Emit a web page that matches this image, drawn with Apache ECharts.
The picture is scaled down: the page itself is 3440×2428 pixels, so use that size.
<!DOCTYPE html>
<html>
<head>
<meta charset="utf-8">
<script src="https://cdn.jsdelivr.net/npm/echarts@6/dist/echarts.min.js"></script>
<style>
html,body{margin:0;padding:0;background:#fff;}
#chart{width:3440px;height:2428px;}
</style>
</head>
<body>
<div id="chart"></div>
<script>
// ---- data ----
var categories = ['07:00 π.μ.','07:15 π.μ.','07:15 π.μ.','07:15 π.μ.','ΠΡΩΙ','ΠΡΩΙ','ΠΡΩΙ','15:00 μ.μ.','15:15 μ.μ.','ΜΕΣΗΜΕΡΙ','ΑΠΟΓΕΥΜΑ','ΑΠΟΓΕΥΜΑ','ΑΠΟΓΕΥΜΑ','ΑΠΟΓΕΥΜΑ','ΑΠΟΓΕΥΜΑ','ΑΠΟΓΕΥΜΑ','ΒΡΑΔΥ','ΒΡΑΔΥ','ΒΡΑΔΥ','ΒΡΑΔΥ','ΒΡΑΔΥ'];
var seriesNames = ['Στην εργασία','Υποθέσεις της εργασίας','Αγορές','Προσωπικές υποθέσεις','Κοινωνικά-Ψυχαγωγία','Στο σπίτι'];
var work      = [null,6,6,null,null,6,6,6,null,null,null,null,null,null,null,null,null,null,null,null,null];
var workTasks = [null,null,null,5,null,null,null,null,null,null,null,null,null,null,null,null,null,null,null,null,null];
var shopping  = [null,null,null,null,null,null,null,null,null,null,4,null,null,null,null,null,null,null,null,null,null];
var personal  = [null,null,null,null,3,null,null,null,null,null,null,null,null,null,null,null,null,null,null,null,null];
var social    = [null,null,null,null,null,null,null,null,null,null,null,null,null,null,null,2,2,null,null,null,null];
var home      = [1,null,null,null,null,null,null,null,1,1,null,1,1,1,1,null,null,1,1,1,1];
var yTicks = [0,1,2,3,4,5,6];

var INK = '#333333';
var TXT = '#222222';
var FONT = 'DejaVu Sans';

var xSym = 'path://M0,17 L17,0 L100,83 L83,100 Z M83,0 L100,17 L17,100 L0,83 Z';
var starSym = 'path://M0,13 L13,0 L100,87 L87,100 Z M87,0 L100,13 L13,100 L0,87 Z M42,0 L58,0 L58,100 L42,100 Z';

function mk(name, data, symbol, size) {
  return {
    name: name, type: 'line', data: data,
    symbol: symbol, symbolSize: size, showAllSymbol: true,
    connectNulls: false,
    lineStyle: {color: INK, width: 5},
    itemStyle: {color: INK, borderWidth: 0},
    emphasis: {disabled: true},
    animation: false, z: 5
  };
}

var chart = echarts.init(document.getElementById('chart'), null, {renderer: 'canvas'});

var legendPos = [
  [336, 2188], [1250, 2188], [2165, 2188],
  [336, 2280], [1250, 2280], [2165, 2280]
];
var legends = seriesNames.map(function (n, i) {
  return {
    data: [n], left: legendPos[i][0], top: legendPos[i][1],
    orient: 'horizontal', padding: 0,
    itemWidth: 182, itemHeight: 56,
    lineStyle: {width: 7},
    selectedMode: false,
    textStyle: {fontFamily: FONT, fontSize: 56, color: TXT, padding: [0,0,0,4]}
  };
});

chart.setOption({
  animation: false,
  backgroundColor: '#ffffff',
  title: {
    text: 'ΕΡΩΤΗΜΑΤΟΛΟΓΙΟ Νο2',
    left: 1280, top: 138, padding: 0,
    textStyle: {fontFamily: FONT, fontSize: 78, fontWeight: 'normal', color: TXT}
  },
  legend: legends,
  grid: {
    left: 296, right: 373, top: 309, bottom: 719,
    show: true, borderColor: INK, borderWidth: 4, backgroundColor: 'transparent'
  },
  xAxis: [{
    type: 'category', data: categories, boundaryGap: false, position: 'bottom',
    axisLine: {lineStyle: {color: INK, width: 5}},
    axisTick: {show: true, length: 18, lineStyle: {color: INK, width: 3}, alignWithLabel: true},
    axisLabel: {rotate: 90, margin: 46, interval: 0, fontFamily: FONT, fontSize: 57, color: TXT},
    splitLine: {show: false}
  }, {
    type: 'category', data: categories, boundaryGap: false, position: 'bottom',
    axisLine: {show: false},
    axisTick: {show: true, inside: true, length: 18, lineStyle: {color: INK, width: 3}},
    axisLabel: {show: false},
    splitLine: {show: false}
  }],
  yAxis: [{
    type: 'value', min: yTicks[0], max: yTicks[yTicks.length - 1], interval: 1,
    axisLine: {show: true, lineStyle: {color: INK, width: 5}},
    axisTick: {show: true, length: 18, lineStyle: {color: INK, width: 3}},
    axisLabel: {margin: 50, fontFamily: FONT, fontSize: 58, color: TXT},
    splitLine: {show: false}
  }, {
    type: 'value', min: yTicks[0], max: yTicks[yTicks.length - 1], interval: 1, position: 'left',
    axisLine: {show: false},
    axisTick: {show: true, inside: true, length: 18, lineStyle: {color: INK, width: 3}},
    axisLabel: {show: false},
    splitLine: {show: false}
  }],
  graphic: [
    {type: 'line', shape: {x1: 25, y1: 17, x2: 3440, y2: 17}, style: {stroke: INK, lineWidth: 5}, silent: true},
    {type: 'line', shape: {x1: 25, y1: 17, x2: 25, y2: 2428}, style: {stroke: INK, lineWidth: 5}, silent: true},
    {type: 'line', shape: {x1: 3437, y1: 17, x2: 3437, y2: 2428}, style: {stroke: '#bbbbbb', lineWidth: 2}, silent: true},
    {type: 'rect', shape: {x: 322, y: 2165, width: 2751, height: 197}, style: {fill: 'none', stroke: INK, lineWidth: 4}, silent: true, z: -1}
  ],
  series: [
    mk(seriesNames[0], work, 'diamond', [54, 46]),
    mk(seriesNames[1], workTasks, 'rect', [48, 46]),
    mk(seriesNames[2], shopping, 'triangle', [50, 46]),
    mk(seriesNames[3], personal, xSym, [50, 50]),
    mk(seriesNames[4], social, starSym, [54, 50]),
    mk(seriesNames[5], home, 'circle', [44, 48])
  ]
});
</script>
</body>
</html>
______
▶ [GOAL]: Each line of the listing above should be output exactly.

▶ [RESULT OF THE TASK]:
Emit a web page that matches this image, drawn with Apache ECharts.
The picture is scaled down: the page itself is 3440×2428 pixels, so use that size.
<!DOCTYPE html>
<html>
<head>
<meta charset="utf-8">
<script src="https://cdn.jsdelivr.net/npm/echarts@6/dist/echarts.min.js"></script>
<style>
html,body{margin:0;padding:0;background:#fff;}
#chart{width:3440px;height:2428px;}
</style>
</head>
<body>
<div id="chart"></div>
<script>
// ---- data ----
var categories = ['07:00 π.μ.','07:15 π.μ.','07:15 π.μ.','07:15 π.μ.','ΠΡΩΙ','ΠΡΩΙ','ΠΡΩΙ','15:00 μ.μ.','15:15 μ.μ.','ΜΕΣΗΜΕΡΙ','ΑΠΟΓΕΥΜΑ','ΑΠΟΓΕΥΜΑ','ΑΠΟΓΕΥΜΑ','ΑΠΟΓΕΥΜΑ','ΑΠΟΓΕΥΜΑ','ΑΠΟΓΕΥΜΑ','ΒΡΑΔΥ','ΒΡΑΔΥ','ΒΡΑΔΥ','ΒΡΑΔΥ','ΒΡΑΔΥ'];
var seriesNames = ['Στην εργασία','Υποθέσεις της εργασίας','Αγορές','Προσωπικές υποθέσεις','Κοινωνικά-Ψυχαγωγία','Στο σπίτι'];
var work      = [null,6,6,null,null,6,6,6,null,null,null,null,null,null,null,null,null,null,null,null,null];
var workTasks = [null,null,null,5,null,null,null,null,null,null,null,null,null,null,null,null,null,null,null,null,null];
var shopping  = [null,null,null,null,null,null,null,null,null,null,4,null,null,null,null,null,null,null,null,null,null];
var personal  = [null,null,null,null,3,null,null,null,null,null,null,null,null,null,null,null,null,null,null,null,null];
var social    = [null,null,null,null,null,null,null,null,null,null,null,null,null,null,null,2,2,null,null,null,null];
var home      = [1,null,null,null,null,null,null,null,1,1,null,1,1,1,1,null,null,1,1,1,1];
var yTicks = [0,1,2,3,4,5,6];

var INK = '#333333';
var TXT = '#222222';
var FONT = 'DejaVu Sans';

var xSym = 'path://M0,17 L17,0 L100,83 L83,100 Z M83,0 L100,17 L17,100 L0,83 Z';
var starSym = 'path://M0,13 L13,0 L100,87 L87,100 Z M87,0 L100,13 L13,100 L0,87 Z M42,0 L58,0 L58,100 L42,100 Z';

function mk(name, data, symbol, size) {
  return {
    name: name, type: 'line', data: data,
    symbol: symbol, symbolSize: size, showAllSymbol: true,
    connectNulls: false,
    lineStyle: {color: INK, width: 5},
    itemStyle: {color: INK, borderWidth: 0},
    emphasis: {disabled: true},
    animation: false, z: 5
  };
}

var chart = echarts.init(document.getElementById('chart'), null, {renderer: 'canvas'});

var legendPos = [
  [336, 2188], [1250, 2188], [2165, 2188],
  [336, 2280], [1250, 2280], [2165, 2280]
];
var legends = seriesNames.map(function (n, i) {
  return {
    data: [n], left: legendPos[i][0], top: legendPos[i][1],
    orient: 'horizontal', padding: 0,
    itemWidth: 182, itemHeight: 56,
    lineStyle: {width: 7},
    selectedMode: false,
    textStyle: {fontFamily: FONT, fontSize: 56, color: TXT, padding: [0,0,0,4]}
  };
});

chart.setOption({
  animation: false,
  backgroundColor: '#ffffff',
  title: {
    text: 'ΕΡΩΤΗΜΑΤΟΛΟΓΙΟ Νο2',
    left: 1280, top: 138, padding: 0,
    textStyle: {fontFamily: FONT, fontSize: 78, fontWeight: 'normal', color: TXT}
  },
  legend: legends,
  grid: {
    left: 296, right: 373, top: 309, bottom: 719,
    show: true, borderColor: INK, borderWidth: 4, backgroundColor: 'transparent'
  },
  xAxis: [{
    type: 'category', data: categories, boundaryGap: false, position: 'bottom',
    axisLine: {lineStyle: {color: INK, width: 5}},
    axisTick: {show: true, length: 18, lineStyle: {color: INK, width: 3}, alignWithLabel: true},
    axisLabel: {rotate: 90, margin: 46, interval: 0, fontFamily: FONT, fontSize: 57, color: TXT},
    splitLine: {show: false}
  }, {
    type: 'category', data: categories, boundaryGap: false, position: 'bottom',
    axisLine: {show: false},
    axisTick: {show: true, inside: true, length: 18, lineStyle: {color: INK, width: 3}},
    axisLabel: {show: false},
    splitLine: {show: false}
  }],
  yAxis: [{
    type: 'value', min: yTicks[0], max: yTicks[yTicks.length - 1], interval: 1,
    axisLine: {show: true, lineStyle: {color: INK, width: 5}},
    axisTick: {show: true, length: 18, lineStyle: {color: INK, width: 3}},
    axisLabel: {margin: 50, fontFamily: FONT, fontSize: 58, color: TXT},
    splitLine: {show: false}
  }, {
    type: 'value', min: yTicks[0], max: yTicks[yTicks.length - 1], interval: 1, position: 'left',
    axisLine: {show: false},
    axisTick: {show: true, inside: true, length: 18, lineStyle: {color: INK, width: 3}},
    axisLabel: {show: false},
    splitLine: {show: false}
  }],
  graphic: [
    {type: 'line', shape: {x1: 25, y1: 17, x2: 3440, y2: 17}, style: {stroke: INK, lineWidth: 5}, silent: true},
    {type: 'line', shape: {x1: 25, y1: 17, x2: 25, y2: 2428}, style: {stroke: INK, lineWidth: 5}, silent: true},
    {type: 'line', shape: {x1: 3437, y1: 17, x2: 3437, y2: 2428}, style: {stroke: '#bbbbbb', lineWidth: 2}, silent: true},
    {type: 'rect', shape: {x: 322, y: 2165, width: 2751, height: 197}, style: {fill: 'none', stroke: INK, lineWidth: 4}, silent: true, z: -1}
  ],
  series: [
    mk(seriesNames[0], work, 'diamond', [54, 46]),
    mk(seriesNames[1], workTasks, 'rect', [48, 46]),
    mk(seriesNames[2], shopping, 'triangle', [50, 46]),
    mk(seriesNames[3], personal, xSym, [50, 50]),
    mk(seriesNames[4], social, starSym, [54, 50]),
    mk(seriesNames[5], home, 'circle', [44, 48])
  ]
});
</script>
</body>
</html>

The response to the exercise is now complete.